Suffolk County Real Estate: The Frenzy Continues This Spring
Entering 2022, the consensus was clear: the spring housing market—Suffolk County real estate’s peak season—would fizzle out the frenzy we saw last year. After all, over 70% of home listings saw a bidding war in 2021—so how could the story get any worse for buyers?
We thought the record-low housing inventory would begin to normalize heading into the new year. In theory, the end of COVID-19 mortgage forbearance protections would bring more homes to the market, giving buyers room to push back at sky-high prices. At the same time, we thought more elderly homeowners—cautious about moving during the pandemic—would begin to move after getting the vaccine.
However, would-be buyers woke up to some unfortunate news: that conventional wisdom was wrong. Inventory dropped 26% below pre-pandemic levels—and that figure has since increased to 42%. The still red-hot Suffolk County housing market is even tighter than the frenzied spring 2021 housing market and on track to go down as the hottest spring homebuying season in history. The bidding wars have already begun.
First: the bad news
Heading into 2022, we thought home price growth would decelerate to 11% by the end of the year. However, the home price growth rate rose 16.4% in January and should peak at an all-time high of 21.6% in May, closing out the year up 17.3%.
The median sale price increased by double-digit percentages across multiple Suffolk County towns including Coram (+46.6%), Mount Sinai (+33.4%), Selden (+21.8%), Holbrook (+16%), Medford (+15.3%), and Lake Ronkonkoma (+13%).
Home prices are soaring well above the highest year-over-year growth (14%) leading up to the housing bubble burst in 2008. The growth is unsustainable based on simple economics—home price growth can’t outpace income growth forever.
Home prices are growing six times faster than wages and the boom should continue at least through the spring, which is terrible news for buyers. However, there is some (somewhat) good news shining a light at the end of the tunnel: the housing market frenzy will pass—just not this spring.
2022 market projections
New forecasts show housing inventory and the seller’s market could ease heading into 2023. Fannie Mae predicts home prices to rise 11.2% in 2022 and just 4.2% in 2023. The two big factors are home prices and mortgage interest rates. Higher rates and prices mean more pushback from buyers, which should rein in the market.
The existing home dilemma
Most of the supply of homes for sale are existing homes, which makes existing homeowners critical influencers of housing supply. The problem is that more existing homeowners are staying put. Fewer homes listed for sale compounds the housing supply shortage. You can’t buy what’s not for sale—and you won’t sell if you can’t find something better to buy.

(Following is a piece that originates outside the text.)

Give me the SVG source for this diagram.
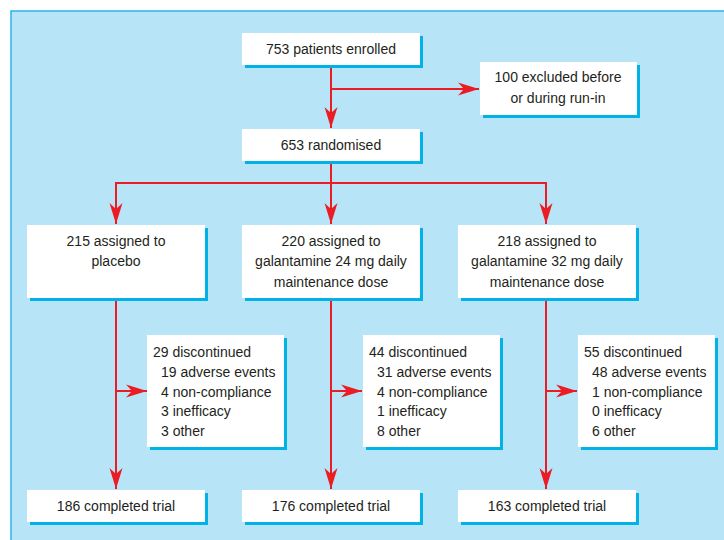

At the same time, homes are selling faster than ever. Median days on the market dropped in Suffolk County towns including Farmingville (-30%), Lake Grove (-23%), Holstville (-17%), Centereach (-14%), and East Setauket (-9%).
The theme for buyers right now is no inventory and no patience. However, life is good for sellers looking to sell without buying another home. Multiple offers will earn you well over your asking price.
The long-term problems
The first long-term problem is mortgage rates, which increased in February by the second-largest month-over-month gain since 2016. More homeowners refinanced into rock-bottom rates, leaving them feeling stuck in a locked-in rate. When the current rate is higher than the existing rate, homeowners spend more each month to borrow same amount of money, disincentivizing them from selling. Why move out when you can’t move up?
In the long-term, rising mortgage rates could slow down the Suffolk County housing market. Each uptick prices more buyers out of the market. However, the short-term impact is the opposite. Fear over rising rates motivates more buyers to plunge into the market. Existing homeowners staying put lowered supply by 8,600 potential home sales month-over-month. The lack of supply will remain a long-term constraint to housing market potential.
The short-term problems
Two short-term problems are tighter credit standards and decreased buying power. Buyers unable to qualify are more likely to stay put, limiting the supply.
Buying power—a combination of home price, household income, and mortgage rates—decreased 3.6% month over month. However, buying power may improve in the spring market. Rates are trending upward as the economy improves. Household incomes are also expected to increase as more employers bid up wages to attract workers.
The role of home price appreciation
House price appreciation is expected to remain strong, which could encourage more existing homeowners to move. More equity makes homeowners more likely to buy up. Despite the historic imbalance in housing supply relative to demand over the past year, annual price growth is moderating, which may motivate existing homeowners to sell over fears of missing out on historically high prices. Rising household formation could also drive primary and long-term home buying demand.
Demographic demand remains strong
Expect robust demographic demand for homes this spring with a lack of supply remaining the primary constraint. You may notice more homes coming to the market but with buyers still snatching up homes fast and for more money. More than half of homes on market in February sold in 10 days or less.
The bottom line
Long gone are the days when buyers could go home and sleep on it. Expect a challenging spring Suffolk County housing market for buyers—but an uphill climb for sellers, too. (It’s hard to sell when you can’t find something else.) There are several unknowns heading into the spring market—but one thing is for certain: if you sell, someone will buy.